Shattuck urges each sector to consider the current impact of EVs since California and eight other states are committing to millions of EV stock by 2025. By the same year, Norway and the Netherlands are aiming to have 100% of new cars sales be just EVs.

three_scenarios_modeling_future_of_mobility's_impact

“We assume that in the scenarios there will be at least some level of adoption,” Shattuck said. “When we’re talking about gasoline consumption we really are interested in mainly in things like plug-in hybrids and EVs, however just things like increasing the revitalization of the existing fleet thus increasing the turnover of the amount of cars on the road would also have a dramatic impact.”

As part of Shattuck’s devised strategy, he suggested oil and gas producers to first understand the evolution of mobility. Shattuck said being informed on the transformation would allow companies to not only optimize their own ecosystem, but also better prepare for the possibility of global competition.

Also, to aid with the uncertainty amongst perspectives, Shattuck said oil and gas companies should evaluate the impressions of existing mobility models. Specifically, how the autonomous Tesla Model 3 and Chevy Bolt EV revolutionized mobility with their rapid popularity, Shattuck points out.

Another part of the plan, he said, requires the preparation to also eliminate the cost of inaction in the future in areas greatly infiltrated with EVs. Investing in EVs, with adequate preplanning, could return peak capacity revenue by 2040 where building more attainable charging outlets is the smartest and most lucrative investment, he added.

“Due to demographic and economic factors across a range of scenarios, gasoline consumption is likely to decline,” Shattuck said.

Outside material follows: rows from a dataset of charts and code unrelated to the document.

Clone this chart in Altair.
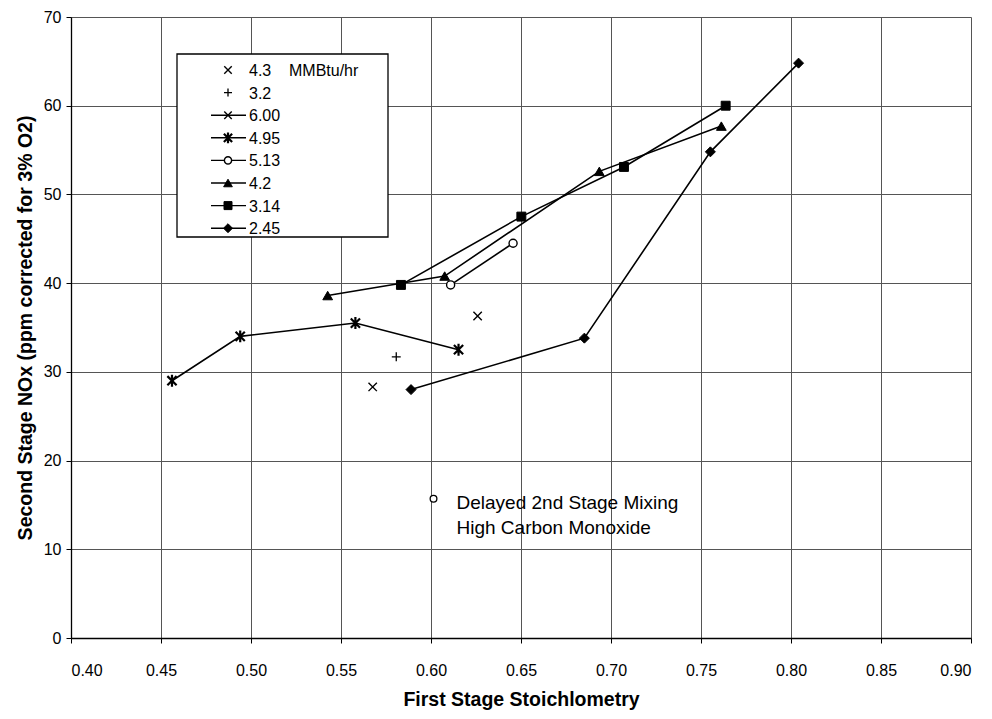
import altair as alt
import pandas as pd

# ---------------- data ----------------
s43_x = [0.5676]; s43_y = [28.3]
s32_x = [0.5807]; s32_y = [31.7]
s600_x = [0.6259]; s600_y = [36.3]
s495_x = [0.4561, 0.4940, 0.5580, 0.6153]; s495_y = [29.0, 34.0, 35.5, 32.5]
s513_x = [0.6109, 0.6456]; s513_y = [39.8, 44.5]
s42_x = [0.5426, 0.6076, 0.6935, 0.7613]; s42_y = [38.6, 40.8, 52.6, 57.7]
s314_x = [0.5833, 0.6502, 0.7072, 0.7637]; s314_y = [39.8, 47.5, 53.1, 60.0]
s245_x = [0.5889, 0.6852, 0.7552, 0.8042]; s245_y = [28.0, 33.8, 54.8, 64.8]

note_x = [0.6014]; note_y = [15.7]
note_text = ["Delayed 2nd Stage Mixing\nHigh Carbon Monoxide"]

legend_labels = ["4.3", "3.2", "6.00", "4.95", "5.13", "4.2", "3.14", "2.45"]
legend_unit = "MMBtu/hr"
x_ticks = [0.40, 0.45, 0.50, 0.55, 0.60, 0.65, 0.70, 0.75, 0.80, 0.85, 0.90]
y_ticks = [0, 10, 20, 30, 40, 50, 60, 70]

FONT = "Liberation Sans"
X_PATH = "M-1,-1L1,1M-1,1L1,-1"
PLUS_PATH = "M-1,0L1,0M0,-1L0,1"
AST_PATH = "M-1,-1L1,1M-1,1L1,-1M0,-1.3L0,1.3"

# style per series: (name, x, y, shape, fill, size, strokeWidth, has_line)
series = [
    ("4.3", s43_x, s43_y, X_PATH, None, 70, 1.4, False),
    ("3.2", s32_x, s32_y, PLUS_PATH, None, 80, 1.3, False),
    ("6.00", s600_x, s600_y, X_PATH, None, 70, 1.4, True),
    ("4.95", s495_x, s495_y, AST_PATH, None, 85, 2.2, True),
    ("5.13", s513_x, s513_y, "circle", "white", 65, 1.4, True),
    ("4.2", s42_x, s42_y, "triangle-up", "black", 95, 1, True),
    ("3.14", s314_x, s314_y, "square", "black", 80, 1, True),
    ("2.45", s245_x, s245_y, "diamond", "black", 100, 1, True),
]

xs = alt.Scale(domain=[0.4, 0.9], nice=False, zero=False)
ys = alt.Scale(domain=[0, 70], nice=False)
X = alt.X("x:Q", scale=xs, title="First Stage Stoichlometry",
          axis=alt.Axis(values=x_ticks, format=".2f"))
Y = alt.Y("y:Q", scale=ys, title="Second Stage NOx (ppm corrected for 3% O2)",
          axis=alt.Axis(values=y_ticks, format="d"))


def point_kw(shape, fill, size, sw):
    if fill is None:
        return dict(shape=shape, filled=False, stroke="black", strokeWidth=sw, size=size, opacity=1)
    return dict(shape=shape, filled=True, fill=fill, stroke="black", strokeWidth=sw, size=size, opacity=1)


layers = []
for name, sx, sy, shape, fill, size, sw, has_line in series:
    df = pd.DataFrame({"x": sx, "y": sy, "series": name})
    if has_line and len(sx) > 1:
        layers.append(alt.Chart(df).mark_line(color="black", strokeWidth=1.6).encode(x=X, y=Y, order="x:Q"))
for name, sx, sy, shape, fill, size, sw, has_line in series:
    df = pd.DataFrame({"x": sx, "y": sy, "series": name})
    layers.append(alt.Chart(df).mark_point(**point_kw(shape, fill, size, sw)).encode(x=X, y=Y))

# annotation
ndf = pd.DataFrame({"x": note_x, "y": note_y, "t": note_text})
layers.append(alt.Chart(ndf).mark_point(shape="circle", filled=True, fill="white", stroke="black",
                                         strokeWidth=1.3, size=45, opacity=1).encode(x=X, y=Y))
layers.append(alt.Chart(ndf).mark_text(align="left", baseline="middle", dx=23, dy=4, font=FONT,
                                        fontSize=19, lineBreak="\n", lineHeight=25, color="black")
              .encode(x=X, y=Y, text="t:N"))

# legend (layout in pixels, relative to the plot area)
box_l, box_r, box_t, box_b = 106, 317, 37, 220
row0, row_step = 53, 22.6
sym_x, line_l, line_r, text_x = 157, 140, 175, 178
one = pd.DataFrame({"k": [0]})
layers.append(alt.Chart(one).mark_rect(fill="white", stroke="black", strokeWidth=1.3).encode(
    x=alt.value(box_l), x2=alt.value(box_r), y=alt.value(box_t), y2=alt.value(box_b)))
for i, (name, sx, sy, shape, fill, size, sw, has_line) in enumerate(series):
    py = row0 + row_step * i
    if has_line:
        layers.append(alt.Chart(one).mark_rule(color="black", strokeWidth=1.4).encode(
            x=alt.value(line_l), x2=alt.value(line_r), y=alt.value(py)))
    layers.append(alt.Chart(one).mark_point(**point_kw(shape, fill, size * 0.8, sw)).encode(
        x=alt.value(sym_x), y=alt.value(py)))
    ldf = pd.DataFrame({"label": [legend_labels[i]]})
    layers.append(alt.Chart(ldf).mark_text(align="left", baseline="middle", font=FONT, fontSize=16,
                                            color="black").encode(
        x=alt.value(text_x), y=alt.value(py + 1), text="label:N"))
udf = pd.DataFrame({"label": [legend_unit]})
layers.append(alt.Chart(udf).mark_text(align="left", baseline="middle", font=FONT, fontSize=16,
                                        color="black").encode(
    x=alt.value(218), y=alt.value(row0 + 1), text="label:N"))

chart = alt.layer(*layers).properties(
    width=900, height=621,
    autosize=alt.AutoSizeParams(type="none"),
    padding={"left": 63, "top": 9, "right": 13, "bottom": 80},
).configure_view(stroke=None).configure_axis(
    labelFont=FONT, labelFontSize=16, labelColor="black",
    titleFont=FONT, titleFontSize=19.5, titleFontWeight="bold", titleColor="black",
    domainColor="black", domainWidth=1.3, tickColor="black", tickSize=5,
    gridColor="#555555", gridWidth=1, gridOpacity=1, grid=True,
).configure_axisX(labelPadding=19, titlePadding=12).configure_axisY(labelPadding=5, titlePadding=8)

chart.save("out.html", embed_options={"renderer": "svg", "actions": False})
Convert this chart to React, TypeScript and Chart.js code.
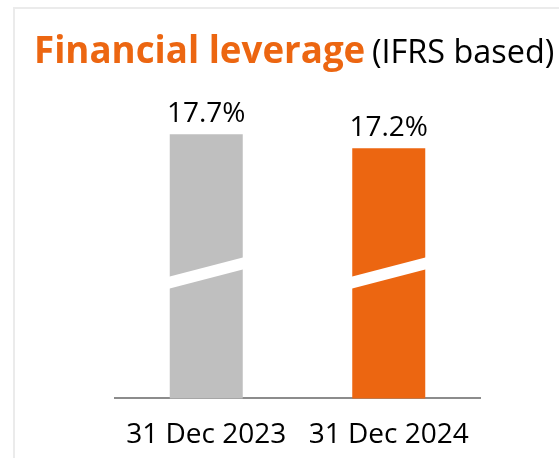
import React, { useEffect, useRef } from "react";
import { Chart, registerables } from "chart.js";

Chart.register(...registerables);

const categories = ["31 Dec 2023", "31 Dec 2024"];
const leverageValues = [17.7, 17.2];
const valueLabels = ["17.7%", "17.2%"];
const barColors = ["#BFBFBF", "#EC6611"];

const titleText = "Financial leverage";
const subtitleText = "(IFRS based)";

const FONT = "'Open Sans', 'Noto Sans', sans-serif";

const overlayPlugin = {
  id: "overlay",
  afterDatasetsDraw(chart: any) {
    const { ctx, chartArea } = chart;
    const meta = chart.getDatasetMeta(0);
    ctx.save();
    // break bands
    const midY = chartArea.top + (chartArea.bottom - chartArea.top) * 0.606;
    const thick = 12;
    meta.data.forEach((bar: any) => {
      const half = bar.width / 2;
      const l = bar.x - half - 1;
      const r = bar.x + half + 1;
      const slope = 0.26;
      const yl = midY + slope * (bar.x - l);
      const yr = midY - slope * (r - bar.x);
      ctx.fillStyle = "#ffffff";
      ctx.beginPath();
      ctx.moveTo(l, yl - thick / 2);
      ctx.lineTo(r, yr - thick / 2);
      ctx.lineTo(r, yr + thick / 2);
      ctx.lineTo(l, yl + thick / 2);
      ctx.closePath();
      ctx.fill();
    });
    // value labels
    ctx.fillStyle = "#000000";
    ctx.font = `28px ${FONT}`;
    ctx.textAlign = "center";
    ctx.textBaseline = "alphabetic";
    meta.data.forEach((bar: any, i: number) => {
      ctx.fillText(valueLabels[i], bar.x, bar.y - 12.5);
    });
    // title
    ctx.textAlign = "left";
    ctx.font = `bold 36.7px ${FONT}`;
    ctx.fillStyle = "#EC6611";
    ctx.fillText(titleText, 34, 63);
    ctx.font = `32.4px ${FONT}`;
    ctx.fillStyle = "#000000";
    ctx.fillText(subtitleText, 372, 63);
    ctx.restore();
  },
};

export default function App() {
  const canvasRef = useRef<HTMLCanvasElement | null>(null);

  useEffect(() => {
    document.body.style.margin = "0";
    const canvas = canvasRef.current;
    if (!canvas) return;
    const chart = new Chart(canvas, {
      type: "bar",
      data: {
        labels: categories,
        datasets: [
          {
            data: leverageValues,
            backgroundColor: barColors,
            borderWidth: 0,
            barPercentage: 0.4,
            categoryPercentage: 1,
          },
        ],
      },
      options: {
        animation: false,
        responsive: false,
        devicePixelRatio: 1,
        layout: { padding: { left: 115, right: 79, top: 80, bottom: -6 } },
        plugins: {
          legend: { display: false },
          title: { display: false },
          tooltip: { enabled: false },
        },
        scales: {
          x: {
            grid: { display: false },
            border: { display: true, color: "#8C8C8C", width: 2 },
            ticks: {
              color: "#000000",
              font: { family: FONT, size: 28 },
              padding: 12,
            },
          },
          y: {
            display: false,
            min: 8.3,
            max: 19.63,
          },
        },
      },
      plugins: [overlayPlugin],
    });
    return () => chart.destroy();
  }, []);

  return (
    <div style={{ position: "relative", width: 559, height: 458, background: "#fff", overflow: "hidden" }}>
      <div
        style={{
          position: "absolute",
          left: 13,
          top: 7,
          right: 0,
          bottom: 0,
          borderTop: "2px solid #EBEBEB",
          borderLeft: "2px solid #EBEBEB",
        }}
      />
      <canvas ref={canvasRef} width={559} height={458} style={{ position: "absolute", left: 0, top: 0 }} />
    </div>
  );
}
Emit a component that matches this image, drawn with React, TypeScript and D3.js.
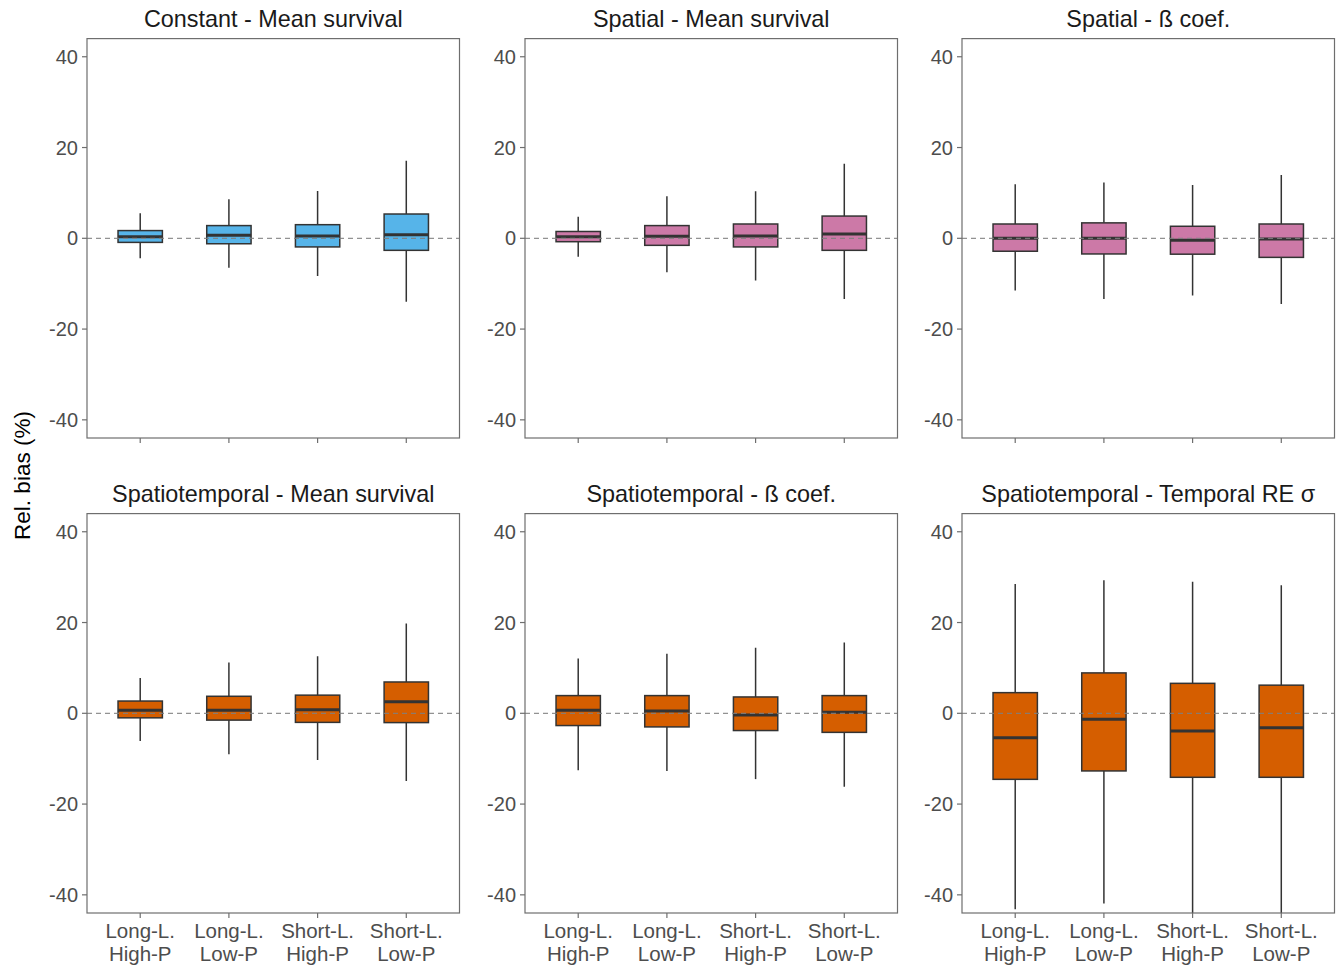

fuel_consumption_decline_graph

Regardless of the impact the gas stations will need to take initiatives to set up charging outlets, manage natural gas and LNG demand from power plants that help fuel EVs and investing in wind and solar renewables, according to Shattuck.

Overall his advised key takeaway is flexibility stating it will aid the oil and gas industry in the long run during the mobility evolution.